THE CHEMIST AND DRUGGIST, July 1, 1911



Always remember, nature is in charge, get it wrong and it is you who suffers!.
Tony Blair
9 years ago
Oil of vitriol is Oleum....which is exciting stuff. A school I did TP in pipetted a winchester of it down a sink (with excess water) as they were not allowed it and the disposal costs were huge. I was not allowed to have it! It was like white syrup....and fumed in air.

All the acids I've dealt with have mostly been clear at strength, apart from nitric which is yellow or red when you get up the yee-haa end of things. Free NxOy of some sort probably.

maltabb
9 years ago
I'm with legendrider on this - Vitriolic Acid is the old name for Sulphuric Acid (H2SO4). You can still find some references to Sulphuric Acid being known as as Brown Oil of Vitreol (BOV)
legendrider
9 years ago
Maltabb just found the smoking gun! or should that be fuming gun :smartass:

MARK
festina lente[i]
davetidza
9 years ago
Merely by chance I am typing up the reminiscences of Roger Ridgeway, who worked at the fluorspar, barytes and lead processing plant at Glebe Mine, Eyam.
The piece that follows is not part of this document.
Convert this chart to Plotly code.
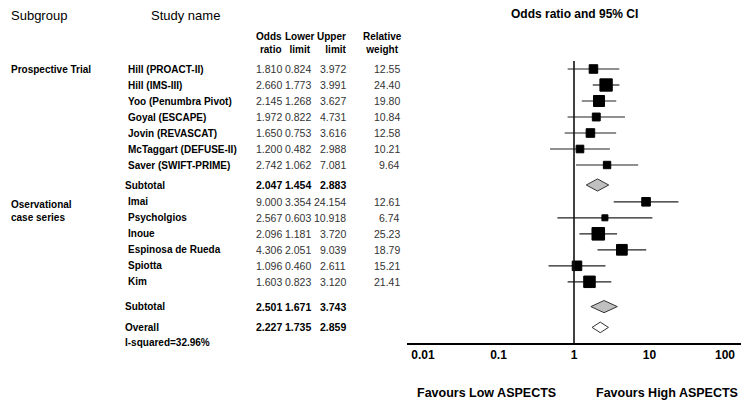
import math
import plotly.graph_objects as go

# ---------------- data ----------------
trial_names = ["Hill (PROACT-II)", "Hill (IMS-III)", "Yoo (Penumbra Pivot)", "Goyal (ESCAPE)",
               "Jovin (REVASCAT)", "McTaggart (DEFUSE-II)", "Saver (SWIFT-PRIME)"]
trial_or = [1.810, 2.660, 2.145, 1.972, 1.650, 1.200, 2.742]
trial_lo = [0.824, 1.773, 1.268, 0.822, 0.753, 0.482, 1.062]
trial_hi = [3.972, 3.991, 3.627, 4.731, 3.616, 2.988, 7.081]
trial_w = [12.55, 24.40, 19.80, 10.84, 12.58, 10.21, 9.64]
trial_sub = [2.047, 1.454, 2.883]

obs_names = ["Imai", "Psycholgios", "Inoue", "Espinosa de Rueda", "Spiotta", "Kim"]
obs_or = [9.000, 2.567, 2.096, 4.306, 1.096, 1.603]
obs_lo = [3.354, 0.603, 1.181, 2.051, 0.460, 0.823]
obs_hi = [24.154, 10.918, 3.720, 9.039, 2.611, 3.120]
obs_w = [12.61, 6.74, 25.23, 18.79, 15.21, 21.41]
obs_sub = [2.501, 1.671, 3.743]

overall = [2.227, 1.735, 2.859]
i_squared = "I-squared=32.96%"

subgroups = ["Prospective Trial", "Oservational<br>case series"]
tick_vals = [0.01, 0.1, 1, 10, 100]
tick_text = ["0.01", "0.1", "1", "10", "100"]

# ---------------- layout helpers ----------------
W, H = 741, 403
FONT = "Liberation Sans, Arial, sans-serif"
ROW = 16.0          # px per row
ROW0 = 69.0         # pixel y of first row
PLOT_TOP, PLOT_BOT = 61.0, 343.0
PLOT_LEFT = 407.0


def px(x):
    return x / W


def py(y):
    return 1 - y / H


# row positions (in row units)
trial_y = [float(i) for i in range(len(trial_names))]
sub1_y = trial_y[-1] + 1.25
obs_start = sub1_y + 1.05
obs_y = [obs_start + i for i in range(len(obs_names))]
sub2_y = obs_y[-1] + 1.55
overall_y = sub2_y + 1.3

y_range = [(PLOT_BOT - ROW0) / ROW, (PLOT_TOP - ROW0) / ROW]

all_names = trial_names + obs_names
all_or = trial_or + obs_or
all_lo = trial_lo + obs_lo
all_hi = trial_hi + obs_hi
all_w = trial_w + obs_w
all_y = trial_y + obs_y

fig = go.Figure()

# CI lines
lx, ly = [], []
for lo, hi, y in zip(all_lo, all_hi, all_y):
    lx += [lo, hi, None]
    ly += [y, y, None]
fig.add_trace(go.Scatter(x=lx, y=ly, mode="lines", line=dict(color="#222", width=1.2),
                         hoverinfo="skip", showlegend=False))

# squares
fig.add_trace(go.Scatter(x=all_or, y=all_y, mode="markers",
                         marker=dict(symbol="square", color="#000000", opacity=1,
                                     size=[2.7 * math.sqrt(w) - 1 for w in all_w],
                                     line=dict(width=1, color="#000000")),
                         text=all_names, hoverinfo="text+x", showlegend=False))


def diamond(vals, y, h, fill):
    o, lo, hi = vals
    fig.add_trace(go.Scatter(x=[lo, o, hi, o, lo], y=[y, y - h, y, y + h, y],
                             mode="lines", fill="toself", fillcolor=fill,
                             line=dict(color="#333", width=1),
                             hoverinfo="skip", showlegend=False))


diamond(trial_sub, sub1_y, 0.38, "#c0c0c0")
diamond(obs_sub, sub2_y, 0.38, "#c0c0c0")
diamond(overall, overall_y, 0.33, "white")

# vertical line of no effect
fig.add_shape(type="line", xref="x", yref="y domain", x0=1, x1=1, y0=0, y1=1,
              line=dict(color="#111", width=1.6))

ann = []


def text(x, y, s, size=10, bold=False, anchor="left", yref="y", color="black", align=None):
    ann.append(dict(x=px(x), xref="paper", y=y, yref=yref, text=s, showarrow=False,
                    xanchor=anchor, yanchor="middle", align=align or anchor,
                    font=dict(family=FONT, size=size, color=color,
                              weight="bold" if bold else "normal")))


# headers
text(9, py(15), "Subgroup", size=13, yref="paper")
text(149, py(15), "Study name", size=13, yref="paper")
text(574, py(14), "Odds ratio and 95% CI", size=12, bold=True, anchor="center", yref="paper")
text(284, py(43.5), "Odds<br>ratio", bold=True, anchor="right", yref="paper")
text(300, py(43.5), "Lower<br>limit", bold=True, anchor="center", yref="paper")
text(349, py(43.5), "Upper<br>limit", bold=True, anchor="right", yref="paper")
text(382, py(43.5), "Relative<br>weight", bold=True, anchor="center", yref="paper")

# subgroup labels
text(9, trial_y[0], subgroups[0], bold=True)
text(9, py(210.5), subgroups[1], bold=True, yref="paper")

VAL = "#333"
for name, o, lo, hi, w, y in zip(all_names, all_or, all_lo, all_hi, all_w, all_y):
    text(126, y, name, bold=True)
    text(284, y, f"{o:.3f}", size=10.5, anchor="right", color=VAL)
    text(313, y, f"{lo:.3f}", size=10.5, anchor="right", color=VAL)
    text(348, y, f"{hi:.3f}", size=10.5, anchor="right", color=VAL)
    text(402, y, f"{w:.2f}", size=10.5, anchor="right", color=VAL)

for label, vals, y in [("Subtotal", trial_sub, sub1_y), ("Subtotal", obs_sub, sub2_y),
                       ("Overall", overall, overall_y)]:
    text(123, y, label, bold=True)
    text(284, y, f"{vals[0]:.3f}", size=10.5, bold=True, anchor="right")
    text(313, y, f"{vals[1]:.3f}", size=10.5, bold=True, anchor="right")
    text(348, y, f"{vals[2]:.3f}", size=10.5, bold=True, anchor="right")

text(123, py(342), i_squared, size=10, bold=True, yref="paper")

# favours labels
text(486, py(393), "Favours Low ASPECTS", size=12.5, bold=True, anchor="center", yref="paper")
text(667, py(393), "Favours High ASPECTS", size=12.5, bold=True, anchor="center", yref="paper")

xr = [-(574 - PLOT_LEFT) / 75.5, (W - 574) / 75.5]

fig.update_layout(
    width=W, height=H, margin=dict(l=0, r=0, t=0, b=0),
    paper_bgcolor="white", plot_bgcolor="white",
    annotations=ann,
    xaxis=dict(type="log", range=xr, domain=[px(PLOT_LEFT), 1],
               tickvals=tick_vals, ticktext=tick_text, ticks="",
               showgrid=False, zeroline=False, showline=True,
               linecolor="black", linewidth=1.5,
               tickfont=dict(family=FONT, size=12, color="black", weight="bold")),
    yaxis=dict(range=y_range, domain=[py(PLOT_BOT), py(PLOT_TOP)],
               visible=False, showgrid=False, zeroline=False),
)

fig.write_html("out.html")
I quote: 'By the end of 1952 or early 1953 one of my first jobs at fifteen was to work under Ron White the new Chemist at the laboratory in the old Wests shoe factory next to the Rose and Crown Inn near Rock Square. One of my jobs was to test settling rates of tailings with different reagents. Lime was used at the time but was not entirely satisfactory and I tested such things as aluminium sulphate, alginic ester, starch etc. The lime bag store at Glebe was along the east wall of the old fitter’s shop near the tailings pump. My brother and I cleared it out when we reverted to Separan as the settling agent. For this the tailings required neutralising with sulphuric acid. There was a large cylindrical tank for the B.O.V. across the yard near the old barn and a pipe crossed the road above lorry height. B.O.V. is boiled oil of vitriol or concentrated sulphuric acid. Initially the B.O.V. came in carboys. Reagents were added to the centrifugal tailings pump sump'.
exspelio
9 years ago
1872 Chemical manufacturers trade directory lists James Gibbs as a manufacturer of;

Sulphuric and Hydrochloric acids, and Sulphate of Soda at Cattedown;

Oil of Vitriol (sulphuric acid) in Bristol, and;

Oil of Vitriol in Cwmbran.

So it looks like a 'raw' version of sulphuric.
Always remember, nature is in charge, get it wrong and it is you who suffers!.